Summary is a natural place to start any writing activity that involves reading other texts. Summary is often used as a prewriting step to clarify the author’s actual message and purpose. Often this involves active reading, highlighting passages, annotating in the margins, and rereading. It’s very difficult to use someone else’s words and ideas when you aren’t certain what is really going on in the text.
For this assignment, you are asked to compose an effective summary of the Frederick Douglass essay, “My Escape from Slavery” can be found on this website – https://www.owleyes.org/text/my-escape-from-slavery
To help you compose an effective summary, please review the linked document “How to Write a Summary.”
Concepts to keep in mind when writing a successful summary:
- Summary Definition A summary provides a concisely expressed explanation of the selection’s content: what the author’s main points are, what particular methods the author uses, etc. Your focus in summary writing is always on the primary and main supporting points rather than on the details of the text.
- The text is objective: this means you should not editorialize or evaluate the text by either reading between the lines or judging the article as “masterful” or “insulting,” etc.

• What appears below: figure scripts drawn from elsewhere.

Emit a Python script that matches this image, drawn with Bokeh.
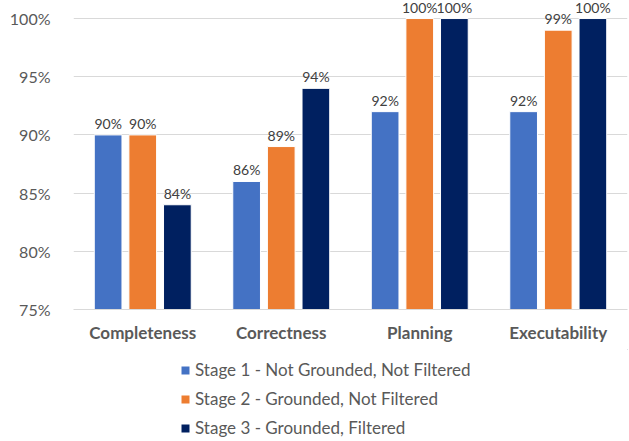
from bokeh.plotting import figure
from bokeh.layouts import column
from bokeh.models import ColumnDataSource, FactorRange, Legend, LegendItem, NumeralTickFormatter, FixedTicker
from bokeh.transform import dodge
from bokeh.core.properties import value
from bokeh.embed import file_html
from bokeh.resources import INLINE

categories = ["Completeness", "Correctness", "Planning", "Executability"]
stage1 = [90, 86, 92, 92]
stage2 = [90, 89, 100, 99]
stage3 = [84, 94, 100, 100]
series_names = ["Stage 1 - Not Grounded, Not Filtered",
                "Stage 2 - Grounded, Not Filtered",
                "Stage 3 - Grounded, Filtered"]
colors = ["#4472C4", "#ED7D31", "#002060"]
y_ticks = [75, 80, 85, 90, 95, 100]

src = ColumnDataSource(dict(
    cat=categories,
    s1=stage1, s2=stage2, s3=stage3,
    l1=[f"{v}%" for v in stage1],
    l2=[f"{v}%" for v in stage2],
    l3=[f"{v}%" for v in stage3],
))

p = figure(width=629, height=349,
           x_range=FactorRange(*categories, range_padding=0),
           y_range=(75, 101.55), output_backend="svg", toolbar_location=None,
           min_border_left=73, min_border_right=2, min_border_top=0, min_border_bottom=40)
p.outline_line_color = None
p.background_fill_color = "white"
p.border_fill_color = "white"

offsets = [-0.25, 0.0, 0.25]
keys = ["s1", "s2", "s3"]
lkeys = ["l1", "l2", "l3"]
for off, k, lk, c in zip(offsets, keys, lkeys, colors):
    p.vbar(x=dodge("cat", off, range=p.x_range), top=k, bottom=75, width=0.2,
           source=src, fill_color=c, line_color="white", line_width=1)
    p.text(x=dodge("cat", off, range=p.x_range), y=k, text=lk, source=src,
           text_align="center", text_baseline="bottom", y_offset=-3,
           text_font=value("Lato"), text_font_size="14px", text_color="#404040")

p.yaxis.ticker = FixedTicker(ticks=y_ticks)
p.yaxis.formatter = NumeralTickFormatter(format="0")
p.yaxis.major_label_overrides = {t: f"{t}%" for t in y_ticks}
p.yaxis.axis_line_color = None
p.yaxis.major_tick_line_color = None
p.yaxis.minor_tick_line_color = None
p.yaxis.major_label_standoff = 17
p.yaxis.major_label_text_font = "Lato"
p.yaxis.major_label_text_font_size = "16px"
p.yaxis.major_label_text_color = "#595959"

p.xaxis.axis_line_color = "#D9D9D9"
p.xaxis.major_tick_line_color = None
p.xaxis.minor_tick_line_color = None
p.xaxis.major_label_standoff = 6
p.xaxis.major_label_text_font = "Lato"
p.xaxis.major_label_text_font_style = "bold"
p.xaxis.major_label_text_font_size = "17px"
p.xaxis.major_label_text_color = "#595959"

p.xgrid.grid_line_color = None
p.ygrid.grid_line_color = "#D9D9D9"
p.ygrid.ticker = FixedTicker(ticks=y_ticks)

# legend figure below the chart (its dummy bars lie outside its visible range)
lg = figure(width=629, height=92, x_range=(0, 1), y_range=(0, 1),
            x_axis_location=None, y_axis_location=None,
            output_backend="svg", toolbar_location=None,
            min_border_left=0, min_border_right=0, min_border_top=0, min_border_bottom=0)
lg.grid.grid_line_color = None
lg.outline_line_color = None
hidden = ColumnDataSource(dict(x=[5], top=[5]))
leg_renderers = [lg.vbar(x="x", top="top", bottom=4, width=0.1, source=hidden,
                         fill_color=c, line_color=None) for c in colors]
legend = Legend(items=[LegendItem(label=n, renderers=[r]) for n, r in zip(series_names, leg_renderers)],
                orientation="vertical", location=(107, 3),
                glyph_width=10, glyph_height=10, label_text_font="Lato",
                label_text_font_size="17px", label_text_color="#595959",
                label_height=20, label_standoff=5, spacing=8, padding=0, margin=0,
                border_line_color=None, background_fill_alpha=0)
lg.add_layout(legend)

layout = column(p, lg, spacing=0)
open("out.html", "w").write(file_html(layout, INLINE))
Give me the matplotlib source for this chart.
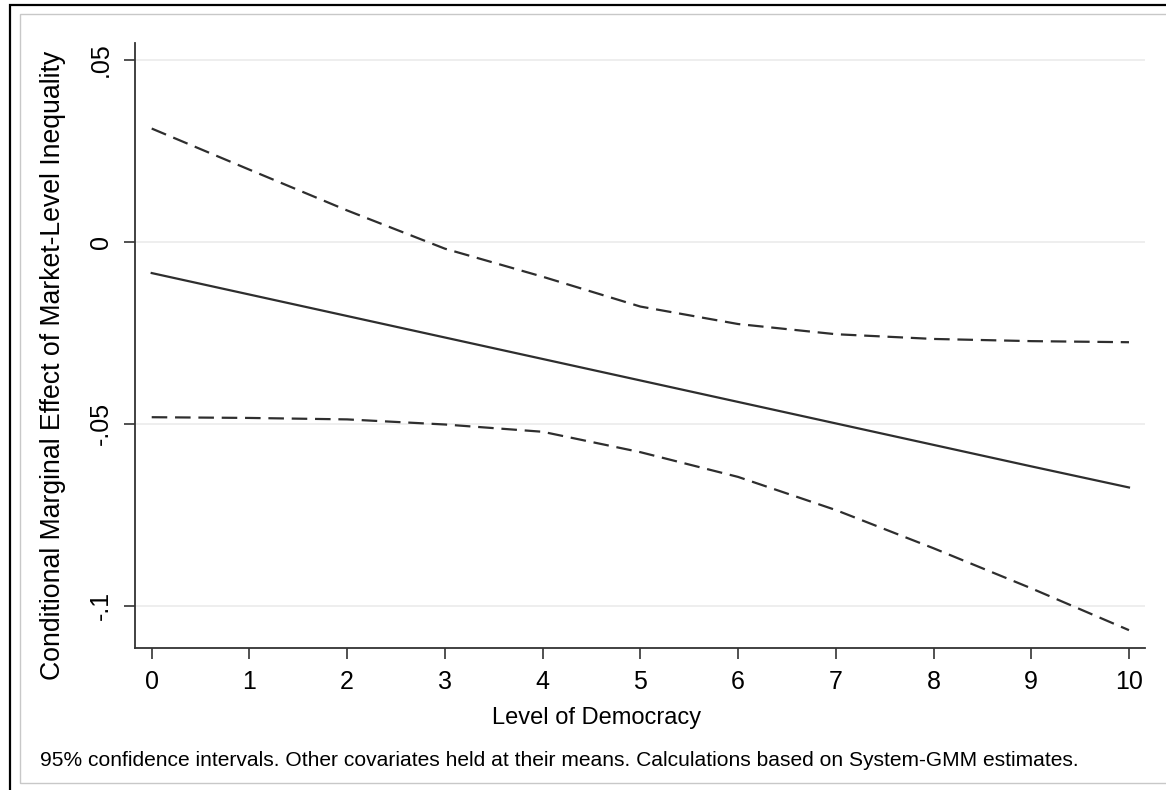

- The text is in third person: For a brief summary like this, there is no reason for any I statements such as “I think she’s saying…” or “I believe…” etc.
- The author is the subject in most, if not all, sentences. Remember, people, not articles, write, so avoid phrases such as “The article is saying…” Instead, start most sentences with subject/verb like this: “Heywood argues…,” “The author claims…,” “She supports her assertion with…” etc.
Requirements:
- The summary is a minimum of 10 sentences long (maximum length is two pages) not counting the title and reference pages, which you must include.
- You have maintained objectivity and refrained from passing judgment.
- The author, designated by last name only, is included throughout the summary.
- The first sentence includes the title of the article and the author’s name.
- The text has been proofread for coherence, readability, and grammar errors.